§ **Your objective**:
Copy everything in the data below exactly except the pictures.

§ **Dataset excerpt**:
------------

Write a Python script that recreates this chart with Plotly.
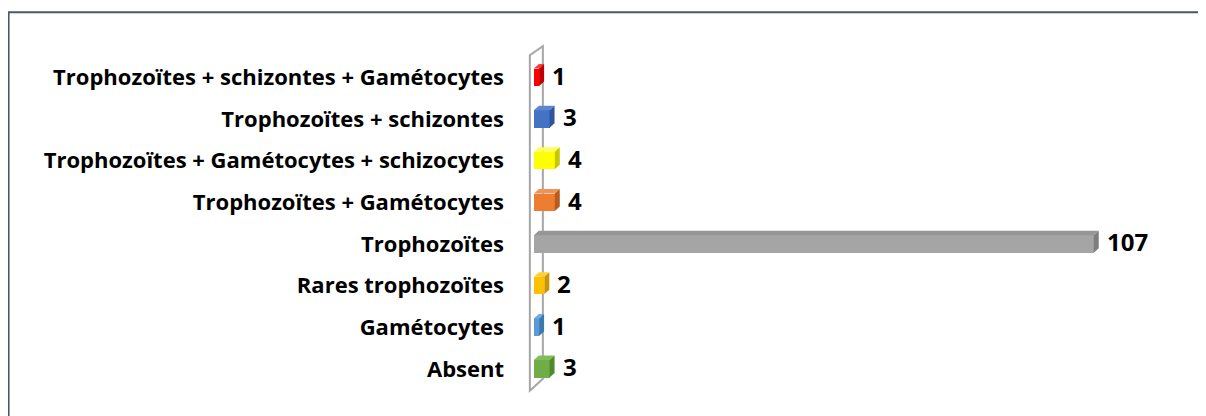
import plotly.graph_objects as go

categories = ["Absent", "Gamétocytes", "Rares trophozoïtes", "Trophozoïtes",
              "Trophozoïtes + Gamétocytes", "Trophozoïtes + Gamétocytes + schizocytes",
              "Trophozoïtes + schizontes", "Trophozoïtes + schizontes + Gamétocytes"]
values = [3, 1, 2, 107, 4, 4, 3, 1]
front_colors = ["#70ad47", "#5b9bd5", "#ffc000", "#a5a5a5", "#ed7d31", "#ffff00", "#4472c4", "#ff0000"]
top_colors = ["#82bd5a", "#72abe0", "#ffd033", "#969696", "#f39256", "#ffff55", "#5b87d2", "#ff3a3a"]
side_colors = ["#4f8a2d", "#3a78b0", "#c89600", "#7e7e7e", "#b85c1e", "#c8c800", "#2f569c", "#c00000"]

W, H = 1206, 416
OFF = 8              # page body margin
px_per_x = 5.23
px_per_y = 41.7
x0_px = 534 - OFF    # pixel of value 0 (figure coords)
y0_px = 369 - OFF    # pixel of first category
xr = [-1.5, 121.0]
yr = [-0.7, 7.8]
ml = x0_px + xr[0] * px_per_x
mr = W - (x0_px + xr[1] * px_per_x)
mt = y0_px - yr[1] * px_per_y
mb = H - (y0_px - yr[0] * px_per_y)
pw = W - ml - mr
ph = H - mt - mb

bw = 0.42
dx = 5 / px_per_x
dy = 4.5 / px_per_y

fig = go.Figure()

fig.add_trace(go.Bar(
    x=values, y=list(range(len(values))), orientation="h", width=bw,
    marker=dict(color=front_colors, line=dict(width=0)), hoverinfo="skip",
    showlegend=False))

for i, v in enumerate(values):
    yt = i + bw / 2
    yb = i - bw / 2
    fig.add_trace(go.Scatter(
        x=[0, dx, v + dx, v, 0], y=[yt, yt + dy, yt + dy, yt, yt],
        fill="toself", fillcolor=top_colors[i], mode="lines", line=dict(width=0),
        hoverinfo="skip", showlegend=False))
    fig.add_trace(go.Scatter(
        x=[v, v + dx, v + dx, v, v], y=[yb, yb + dy, yt + dy, yt, yb],
        fill="toself", fillcolor=side_colors[i], mode="lines", line=dict(width=0),
        hoverinfo="skip", showlegend=False))
    fig.add_annotation(x=v + dx, y=i, text=str(v), xanchor="left", yanchor="middle",
                       xshift=6, yshift=2, showarrow=False,
                       font=dict(family="Open Sans", size=24, color="#000000", weight="bold"))

# side wall
wf = (530 - OFF - x0_px) / px_per_x
wb = (543 - OFF - x0_px) / px_per_x
wt_f = (y0_px - (55 - OFF)) / px_per_y
wt_b = (y0_px - (46 - OFF)) / px_per_y
wb_f = (y0_px - (391 - OFF)) / px_per_y
wb_b = (y0_px - (379 - OFF)) / px_per_y
fig.add_shape(type="path", xref="x", yref="y", layer="below",
              path=f"M {wf},{wb_f} L {wf},{wt_f} L {wb},{wt_b} L {wb},{wb_b} Z",
              line=dict(color="#a6a6a6", width=2), fillcolor="rgba(0,0,0,0)")

# outer frame
def px2paper_x(p):
    return (p - ml) / pw

def px2paper_y(p):
    return (H - mb - p) / ph

fig.add_shape(type="path", xref="paper", yref="paper", layer="above",
              path=f"M {px2paper_x(9 - OFF)},{px2paper_y(H + 5)} L {px2paper_x(9 - OFF)},{px2paper_y(12 - OFF)} L {px2paper_x(W + 5)},{px2paper_y(12 - OFF)}",
              line=dict(color="#4d5866", width=2))

fig.update_layout(
    width=W, height=H,
    margin=dict(l=ml, r=mr, t=mt, b=mb),
    paper_bgcolor="white", plot_bgcolor="white",
    bargap=0,
    xaxis=dict(range=xr, showgrid=False, zeroline=False, showticklabels=False,
               showline=False, ticks=""),
    yaxis=dict(range=yr, tickvals=list(range(len(categories))), ticktext=categories,
               showgrid=False, zeroline=False, showline=False, ticks="",
               ticklabelstandoff=21,
               tickfont=dict(family="Open Sans", size=22, color="#000000", weight="bold")),
)

fig.write_html("out.html")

------------

§ **Result of this task**:
Write a Python script that recreates this chart with Plotly.
import plotly.graph_objects as go

categories = ["Absent", "Gamétocytes", "Rares trophozoïtes", "Trophozoïtes",
              "Trophozoïtes + Gamétocytes", "Trophozoïtes + Gamétocytes + schizocytes",
              "Trophozoïtes + schizontes", "Trophozoïtes + schizontes + Gamétocytes"]
values = [3, 1, 2, 107, 4, 4, 3, 1]
front_colors = ["#70ad47", "#5b9bd5", "#ffc000", "#a5a5a5", "#ed7d31", "#ffff00", "#4472c4", "#ff0000"]
top_colors = ["#82bd5a", "#72abe0", "#ffd033", "#969696", "#f39256", "#ffff55", "#5b87d2", "#ff3a3a"]
side_colors = ["#4f8a2d", "#3a78b0", "#c89600", "#7e7e7e", "#b85c1e", "#c8c800", "#2f569c", "#c00000"]

W, H = 1206, 416
OFF = 8              # page body margin
px_per_x = 5.23
px_per_y = 41.7
x0_px = 534 - OFF    # pixel of value 0 (figure coords)
y0_px = 369 - OFF    # pixel of first category
xr = [-1.5, 121.0]
yr = [-0.7, 7.8]
ml = x0_px + xr[0] * px_per_x
mr = W - (x0_px + xr[1] * px_per_x)
mt = y0_px - yr[1] * px_per_y
mb = H - (y0_px - yr[0] * px_per_y)
pw = W - ml - mr
ph = H - mt - mb

bw = 0.42
dx = 5 / px_per_x
dy = 4.5 / px_per_y

fig = go.Figure()

fig.add_trace(go.Bar(
    x=values, y=list(range(len(values))), orientation="h", width=bw,
    marker=dict(color=front_colors, line=dict(width=0)), hoverinfo="skip",
    showlegend=False))

for i, v in enumerate(values):
    yt = i + bw / 2
    yb = i - bw / 2
    fig.add_trace(go.Scatter(
        x=[0, dx, v + dx, v, 0], y=[yt, yt + dy, yt + dy, yt, yt],
        fill="toself", fillcolor=top_colors[i], mode="lines", line=dict(width=0),
        hoverinfo="skip", showlegend=False))
    fig.add_trace(go.Scatter(
        x=[v, v + dx, v + dx, v, v], y=[yb, yb + dy, yt + dy, yt, yb],
        fill="toself", fillcolor=side_colors[i], mode="lines", line=dict(width=0),
        hoverinfo="skip", showlegend=False))
    fig.add_annotation(x=v + dx, y=i, text=str(v), xanchor="left", yanchor="middle",
                       xshift=6, yshift=2, showarrow=False,
                       font=dict(family="Open Sans", size=24, color="#000000", weight="bold"))

# side wall
wf = (530 - OFF - x0_px) / px_per_x
wb = (543 - OFF - x0_px) / px_per_x
wt_f = (y0_px - (55 - OFF)) / px_per_y
wt_b = (y0_px - (46 - OFF)) / px_per_y
wb_f = (y0_px - (391 - OFF)) / px_per_y
wb_b = (y0_px - (379 - OFF)) / px_per_y
fig.add_shape(type="path", xref="x", yref="y", layer="below",
              path=f"M {wf},{wb_f} L {wf},{wt_f} L {wb},{wt_b} L {wb},{wb_b} Z",
              line=dict(color="#a6a6a6", width=2), fillcolor="rgba(0,0,0,0)")

# outer frame
def px2paper_x(p):
    return (p - ml) / pw

def px2paper_y(p):
    return (H - mb - p) / ph

fig.add_shape(type="path", xref="paper", yref="paper", layer="above",
              path=f"M {px2paper_x(9 - OFF)},{px2paper_y(H + 5)} L {px2paper_x(9 - OFF)},{px2paper_y(12 - OFF)} L {px2paper_x(W + 5)},{px2paper_y(12 - OFF)}",
              line=dict(color="#4d5866", width=2))

fig.update_layout(
    width=W, height=H,
    margin=dict(l=ml, r=mr, t=mt, b=mb),
    paper_bgcolor="white", plot_bgcolor="white",
    bargap=0,
    xaxis=dict(range=xr, showgrid=False, zeroline=False, showticklabels=False,
               showline=False, ticks=""),
    yaxis=dict(range=yr, tickvals=list(range(len(categories))), ticktext=categories,
               showgrid=False, zeroline=False, showline=False, ticks="",
               ticklabelstandoff=21,
               tickfont=dict(family="Open Sans", size=22, color="#000000", weight="bold")),
)

fig.write_html("out.html")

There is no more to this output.